While a remake is the perfect solution to that long wait between sequels, there’s also something else to consider. The Legend of Zelda is about to have a gigantic big screen moment on April 30, 2027 – just a few months after the Ocarina of Time remake is set to be released. A live-action Zelda movie hitting theaters will introduce a whole new audience to this series for the first time. Having a stunning new remake of the most iconic Zelda game on store shelves and at the top of the Nintendo Switch 2’s eShop in time for the movie’s premiere makes perfect sense. After all, it’s happened before: Super Mario Galaxy 1 and 2 got Nintendo Switch remasters six months before The Super Mario Galaxy Movie premiered. Kids saw the Mario movie, wanted a Mario game to play, and Nintendo made sure they had something ready, even if it was something many of us played ages ago.

Imagine being a 10 year old who walks out of the Zelda movie, heads home, grabs their Nintendo Switch 2, and plays Ocarina of Time for the first time in their lives. It’s hard not to be envious of experiencing a moment like that. Also, consider this: it’s been almost three decades since the original game launched, and it seems pretty likely that a sizable number of people who played it back then now have children of their own. Hmm, if only there was a Zelda game about experiencing how the world changes from the perspective of a child and the perspective of an adult…

Of course, it’s not all magical when it comes to remakes. Across all forms of media, remakes of beloved classics are historically a tricky balance of trying to modernize something ancient while honoring its original vision, and Ocarina of Time will be no exception. Should Nintendo make Hyrule field bigger, since present day gamers trained on massive open worlds expect a grand sandbox to play in? Or should they retain the scale of the original because the whole game was designed around it? Should they streamline the notoriously cumbersome Water Temple even further than they did in the 3DS remake? And what about including content from previous Ocarina of Time releases, like the awesome Master Mode, which remixes the dungeon layouts along with additional tweaks and challenges? Expectations for a project like this are understandably through the roof, and while the Ocarina of Time and Star Fox remakes on 3DS largely played it safe, Nintendo did make a few changes in the Majora’s Mask 3DS remake (such as altering some boss fights and the overall save mechanic) that weren’t as well received. Even the smallest change deemed incorrect by the community could stain this remake’s legacy.

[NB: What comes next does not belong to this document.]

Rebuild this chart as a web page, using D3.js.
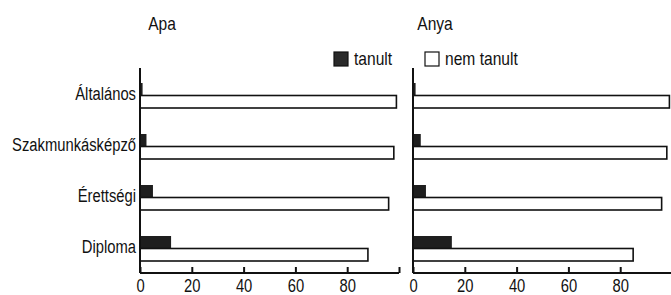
<!DOCTYPE html>
<html>
<head>
<meta charset="utf-8">
<script src="https://cdn.jsdelivr.net/npm/d3@7"></script>
<style>
  body { margin: 0; background: #fff; }
  svg text { font-family: "Liberation Sans", Arial, sans-serif; fill: #111; }
</style>
</head>
<body>
<script>
// Categories (education level) and the two series per panel, in percent
const categories = ["Általános", "Szakmunkásképző", "Érettségi", "Diploma"];
const panels = ["Apa", "Anya"];
const apaTanult = [1, 2.5, 5, 12];
const apaNemTanult = [99, 98, 96, 88];
const anyaTanult = [1, 3, 5, 15];
const anyaNemTanult = [99, 98, 96, 85];
const tickValues = [0, 20, 40, 60, 80];
const seriesNames = ["tanult", "nem tanult"];

const w = 671, h = 295;
const fontSize = 18;
const narrow = 0.82; // the original uses a condensed face

const svg = d3.select("body").append("svg")
  .attr("width", w)
  .attr("height", h);

// squeeze text horizontally, keeps it as real text
function condense(sel) {
  sel.each(function() {
    const len = this.getComputedTextLength();
    if (len > 0) {
      d3.select(this)
        .attr("textLength", len * narrow)
        .attr("lengthAdjust", "spacingAndGlyphs");
    }
  });
}

// y band for categories, shared by both panels
const y = d3.scaleBand()
  .domain(categories)
  .range([70, 274]);

const barH = 12.5;
const axisY = 273;

const panelData = [
  { name: panels[0], x0: 140, tanult: apaTanult, nem: apaNemTanult, labels: true },
  { name: panels[1], x0: 413, tanult: anyaTanult, nem: anyaNemTanult, labels: false }
];

panelData.forEach(function(p) {
  const x = d3.scaleLinear().domain([0, 100]).range([p.x0, p.x0 + 259]);
  const g = svg.append("g");

  // title
  g.append("text")
    .attr("x", x(8.5))
    .attr("y", 30)
    .attr("text-anchor", "middle")
    .style("font-size", (fontSize + 1) + "px")
    .text(p.name)
    .call(condense);

  // tanult bars (dark)
  g.selectAll(".tanult")
    .data(categories)
    .enter().append("rect")
    .attr("class", "tanult")
    .attr("x", x(0))
    .attr("y", d => y(d) + y.bandwidth() / 2 - barH)
    .attr("width", (d, i) => x(p.tanult[i]) - x(0))
    .attr("height", barH)
    .style("fill", "#1e1e1e");

  // nem tanult bars (white, outlined)
  g.selectAll(".nem")
    .data(categories)
    .enter().append("rect")
    .attr("class", "nem")
    .attr("x", x(0))
    .attr("y", d => y(d) + y.bandwidth() / 2)
    .attr("width", (d, i) => x(p.nem[i]) - x(0))
    .attr("height", barH)
    .style("fill", "#fff")
    .style("stroke", "#111")
    .style("stroke-width", 1.6);

  // x axis: ticks pointing up, labels below
  const xAxis = d3.axisBottom(x)
    .tickValues(tickValues.concat([100]))
    .tickSize(-6)
    .tickFormat(d => d === 100 ? "" : d);

  const ax = g.append("g")
    .attr("transform", "translate(0," + axisY + ")")
    .call(xAxis);
  ax.select(".domain").attr("d", "M" + x(0) + ",0H" + x(100)).style("stroke", "#111").style("stroke-width", 2);
  ax.selectAll(".tick line").style("stroke", "#111").style("stroke-width", 2);
  ax.selectAll(".tick text")
    .attr("y", 19)
    .attr("dy", 0)
    .style("font-size", fontSize + "px")
    .attr("font-family", null)
    .call(condense);

  // y axis line
  g.append("line")
    .attr("x1", x(0)).attr("x2", x(0))
    .attr("y1", 68).attr("y2", axisY)
    .style("stroke", "#111")
    .style("stroke-width", 2);

  if (p.labels) {
    g.selectAll(".cat")
      .data(categories)
      .enter().append("text")
      .attr("x", x(0) - 4)
      .attr("y", d => y(d) + y.bandwidth() / 2 + 4)
      .attr("text-anchor", "end")
      .style("font-size", fontSize + "px")
      .text(d => d)
      .call(condense);
  }
});

// legend
const legend = svg.append("g");
const legendX = [334, 425];
seriesNames.forEach(function(s, i) {
  legend.append("rect")
    .attr("x", legendX[i])
    .attr("y", 52)
    .attr("width", 14)
    .attr("height", 14)
    .style("fill", i === 0 ? "#2a2a2a" : "#fff")
    .style("stroke", "#111")
    .style("stroke-width", 1.2);
  legend.append("text")
    .attr("x", legendX[i] + 20)
    .attr("y", 65)
    .style("font-size", (fontSize + 1) + "px")
    .text(s)
    .call(condense);
});
</script>
</body>
</html>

Regardless of the changes it makes, and regardless of if it becomes the definitive version, now is clearly the perfect time for an Ocarina of Time remake. The original and its 2011 remake are largely inaccessible to modern players, we’ll be waiting years for the follow-up to Tears of the Kingdom, and the movie is right around the corner in 2027. All the stars are aligned. And I can’t wait. Ocarina of Time is one of my favorite games of all time, and I’ll get to experience it again in a way it’s never looked before, this time alongside my daughter (we recently finished up Twilight Princess, which is still fantastic, by the way). It’s awesome that younger gamers will get to play this game as if it's a brand new Zelda game, because for many of them, it will be.